While we are on this subject of colour blindness, he points out that the Tebbits have kept in touch with one of Margaret’s carers from long years ago – his wife was paralysed by the IRA’s bombing of the Grand Hotel during the Conservative Party conference in Brighton in 1984 – and she is a Pakistani-born Muslim. “So, you know, when people talk to me about some of these things, well, yes, I didn’t have to go and stay with a Muslim family, I actually had one living in the house.”
Lord Tebbit is very clear that the problem is not multi-ethnic, “which is fine, that’s no problem”, but multicultural – which is quite a different matter. “I’ve been saying for years – and been criticised very severely for it – that multicultural societies don’t work and what makes me cross is that for so long if anyone did discuss this issue, they were accused of being racist,” he says.

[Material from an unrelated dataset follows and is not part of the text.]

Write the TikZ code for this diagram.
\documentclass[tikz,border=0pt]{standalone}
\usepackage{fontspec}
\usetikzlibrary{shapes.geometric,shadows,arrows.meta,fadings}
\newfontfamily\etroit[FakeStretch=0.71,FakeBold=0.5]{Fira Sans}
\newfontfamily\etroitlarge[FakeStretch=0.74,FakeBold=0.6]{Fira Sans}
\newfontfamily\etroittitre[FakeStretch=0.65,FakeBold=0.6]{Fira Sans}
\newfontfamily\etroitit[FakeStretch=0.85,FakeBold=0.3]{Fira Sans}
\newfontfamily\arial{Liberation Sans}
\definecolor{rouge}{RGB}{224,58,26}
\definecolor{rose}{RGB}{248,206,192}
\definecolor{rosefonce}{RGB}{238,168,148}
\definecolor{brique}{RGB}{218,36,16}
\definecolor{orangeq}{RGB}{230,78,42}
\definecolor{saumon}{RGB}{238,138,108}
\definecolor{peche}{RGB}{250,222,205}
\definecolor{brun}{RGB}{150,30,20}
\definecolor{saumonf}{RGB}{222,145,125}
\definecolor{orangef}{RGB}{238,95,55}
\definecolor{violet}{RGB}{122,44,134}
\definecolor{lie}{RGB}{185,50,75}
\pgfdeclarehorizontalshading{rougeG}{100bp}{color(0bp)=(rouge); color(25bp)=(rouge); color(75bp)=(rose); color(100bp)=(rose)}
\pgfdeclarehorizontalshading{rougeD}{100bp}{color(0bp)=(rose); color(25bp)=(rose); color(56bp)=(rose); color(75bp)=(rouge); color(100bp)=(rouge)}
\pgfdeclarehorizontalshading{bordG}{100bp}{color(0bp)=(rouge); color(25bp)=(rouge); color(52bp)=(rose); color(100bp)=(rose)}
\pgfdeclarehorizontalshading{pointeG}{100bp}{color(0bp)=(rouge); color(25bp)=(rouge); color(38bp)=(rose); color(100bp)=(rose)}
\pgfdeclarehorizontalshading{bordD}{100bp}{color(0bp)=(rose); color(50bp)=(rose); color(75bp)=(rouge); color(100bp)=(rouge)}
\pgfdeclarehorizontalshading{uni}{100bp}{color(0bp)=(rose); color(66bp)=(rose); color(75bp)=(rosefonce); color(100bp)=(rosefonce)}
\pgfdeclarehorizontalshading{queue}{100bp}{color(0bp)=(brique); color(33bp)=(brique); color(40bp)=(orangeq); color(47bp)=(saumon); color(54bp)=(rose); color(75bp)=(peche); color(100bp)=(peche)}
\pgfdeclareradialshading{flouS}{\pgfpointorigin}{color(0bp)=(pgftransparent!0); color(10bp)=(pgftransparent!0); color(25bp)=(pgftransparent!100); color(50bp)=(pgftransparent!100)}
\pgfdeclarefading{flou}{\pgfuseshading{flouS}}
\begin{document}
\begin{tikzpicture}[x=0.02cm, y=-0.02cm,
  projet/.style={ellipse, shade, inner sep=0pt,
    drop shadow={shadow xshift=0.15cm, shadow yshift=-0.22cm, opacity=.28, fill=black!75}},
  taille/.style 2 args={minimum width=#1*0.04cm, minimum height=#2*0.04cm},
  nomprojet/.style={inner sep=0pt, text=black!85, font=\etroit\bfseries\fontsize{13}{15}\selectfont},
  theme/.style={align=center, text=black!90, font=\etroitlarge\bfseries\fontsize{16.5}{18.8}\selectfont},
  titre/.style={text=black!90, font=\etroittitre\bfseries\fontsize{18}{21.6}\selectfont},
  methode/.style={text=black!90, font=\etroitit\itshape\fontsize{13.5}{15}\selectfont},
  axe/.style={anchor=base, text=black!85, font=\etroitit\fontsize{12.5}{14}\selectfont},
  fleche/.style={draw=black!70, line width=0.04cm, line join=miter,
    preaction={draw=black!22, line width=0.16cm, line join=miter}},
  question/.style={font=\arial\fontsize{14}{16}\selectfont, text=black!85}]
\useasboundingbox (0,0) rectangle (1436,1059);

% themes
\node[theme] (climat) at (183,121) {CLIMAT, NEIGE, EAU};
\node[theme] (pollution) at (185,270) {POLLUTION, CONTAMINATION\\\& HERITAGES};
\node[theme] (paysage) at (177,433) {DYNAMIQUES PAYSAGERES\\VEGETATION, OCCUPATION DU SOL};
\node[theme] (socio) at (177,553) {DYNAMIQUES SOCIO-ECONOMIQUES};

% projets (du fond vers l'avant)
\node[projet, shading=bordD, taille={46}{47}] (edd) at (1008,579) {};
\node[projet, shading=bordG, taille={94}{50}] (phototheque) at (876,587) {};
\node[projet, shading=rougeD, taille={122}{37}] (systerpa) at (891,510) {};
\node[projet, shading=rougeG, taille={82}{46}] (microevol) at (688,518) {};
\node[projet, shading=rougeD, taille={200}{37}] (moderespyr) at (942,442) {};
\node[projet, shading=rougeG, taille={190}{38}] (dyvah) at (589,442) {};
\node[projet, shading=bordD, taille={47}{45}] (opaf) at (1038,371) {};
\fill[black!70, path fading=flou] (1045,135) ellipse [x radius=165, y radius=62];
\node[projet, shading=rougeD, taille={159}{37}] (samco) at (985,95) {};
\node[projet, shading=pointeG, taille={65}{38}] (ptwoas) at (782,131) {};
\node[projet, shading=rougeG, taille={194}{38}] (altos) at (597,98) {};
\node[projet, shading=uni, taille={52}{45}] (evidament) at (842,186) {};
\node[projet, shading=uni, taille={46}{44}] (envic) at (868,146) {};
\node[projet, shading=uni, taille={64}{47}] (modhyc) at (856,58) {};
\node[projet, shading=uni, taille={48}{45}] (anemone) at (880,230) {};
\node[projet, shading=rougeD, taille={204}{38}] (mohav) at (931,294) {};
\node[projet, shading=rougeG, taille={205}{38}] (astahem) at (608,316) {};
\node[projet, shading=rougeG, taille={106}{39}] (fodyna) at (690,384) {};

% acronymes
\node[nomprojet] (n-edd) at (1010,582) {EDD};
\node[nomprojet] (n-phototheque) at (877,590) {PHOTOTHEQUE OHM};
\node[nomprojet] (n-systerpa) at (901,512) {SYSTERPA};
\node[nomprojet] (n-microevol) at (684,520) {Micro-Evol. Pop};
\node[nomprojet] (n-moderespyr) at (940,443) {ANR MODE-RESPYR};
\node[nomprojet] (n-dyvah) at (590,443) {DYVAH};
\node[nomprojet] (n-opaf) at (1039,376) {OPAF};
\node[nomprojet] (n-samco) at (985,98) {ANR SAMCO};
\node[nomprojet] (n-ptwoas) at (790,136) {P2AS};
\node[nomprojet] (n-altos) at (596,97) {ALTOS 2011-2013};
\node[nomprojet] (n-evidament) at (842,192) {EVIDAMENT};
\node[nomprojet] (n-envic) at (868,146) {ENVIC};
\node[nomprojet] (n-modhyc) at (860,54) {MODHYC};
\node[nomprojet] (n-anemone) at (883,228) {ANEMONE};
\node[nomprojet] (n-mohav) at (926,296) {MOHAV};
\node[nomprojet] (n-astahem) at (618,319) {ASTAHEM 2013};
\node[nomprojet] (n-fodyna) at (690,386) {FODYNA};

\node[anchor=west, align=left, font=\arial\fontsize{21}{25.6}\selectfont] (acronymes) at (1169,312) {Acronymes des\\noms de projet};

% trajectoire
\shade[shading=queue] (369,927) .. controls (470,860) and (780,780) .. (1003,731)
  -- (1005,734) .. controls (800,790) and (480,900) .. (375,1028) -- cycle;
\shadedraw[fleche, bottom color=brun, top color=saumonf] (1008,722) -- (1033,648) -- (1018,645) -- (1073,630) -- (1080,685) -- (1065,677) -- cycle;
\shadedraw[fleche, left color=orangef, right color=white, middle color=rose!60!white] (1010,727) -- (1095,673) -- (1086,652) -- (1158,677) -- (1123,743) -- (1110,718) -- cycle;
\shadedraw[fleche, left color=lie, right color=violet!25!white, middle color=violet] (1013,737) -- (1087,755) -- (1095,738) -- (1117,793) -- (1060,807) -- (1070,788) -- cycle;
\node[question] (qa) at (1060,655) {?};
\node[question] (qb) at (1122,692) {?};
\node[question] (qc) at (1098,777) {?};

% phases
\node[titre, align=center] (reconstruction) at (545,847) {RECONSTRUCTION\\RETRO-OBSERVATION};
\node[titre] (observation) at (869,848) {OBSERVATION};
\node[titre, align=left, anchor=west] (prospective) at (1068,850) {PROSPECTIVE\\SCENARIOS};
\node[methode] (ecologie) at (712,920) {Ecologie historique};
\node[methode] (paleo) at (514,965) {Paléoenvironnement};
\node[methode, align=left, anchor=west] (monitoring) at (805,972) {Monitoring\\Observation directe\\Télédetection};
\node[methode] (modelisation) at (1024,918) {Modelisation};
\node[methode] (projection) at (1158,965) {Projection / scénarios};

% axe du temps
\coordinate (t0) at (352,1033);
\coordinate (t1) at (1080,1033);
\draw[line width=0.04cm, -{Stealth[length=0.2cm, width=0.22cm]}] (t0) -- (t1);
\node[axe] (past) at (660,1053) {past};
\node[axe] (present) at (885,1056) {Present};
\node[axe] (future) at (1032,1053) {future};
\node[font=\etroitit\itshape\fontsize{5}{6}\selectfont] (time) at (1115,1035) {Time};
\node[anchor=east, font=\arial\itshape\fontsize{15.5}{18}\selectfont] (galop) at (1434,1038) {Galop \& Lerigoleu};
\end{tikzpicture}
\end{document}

“A multi-ethnic society can work as long as it is mono-cultural – where it is accepted that all the ways in which we behave, the law, the whole structure, are based on Christian-Judaeo rules and those are the rules of the game. Of course, you can still build your own place of worship and observe your own practices and things like that, as long as it is recognised that the society in which you are living is based on one set of rules. Because if you have two cultures within one geographical place, then sooner or later it is highly likely that one culture will want to spread and push the other out.
“What makes me cross is that people always assume you’re only talking from one direction and yet I’ve said and written many, many times that if you are a young Muslim and reasonably devout and you live in a number of our cities, particularly in the North, and on a Friday night you see the culture you’re being asked to integrate into – fornicating, urinating, drunken behaviour – well, there’s nothing there to pull you in, is there? That’s the great sadness of it. A good Muslim is going to say, ‘Perhaps we should be out there trying to do something about these savages.’ So one of the things that we have to do is clean up our own act.”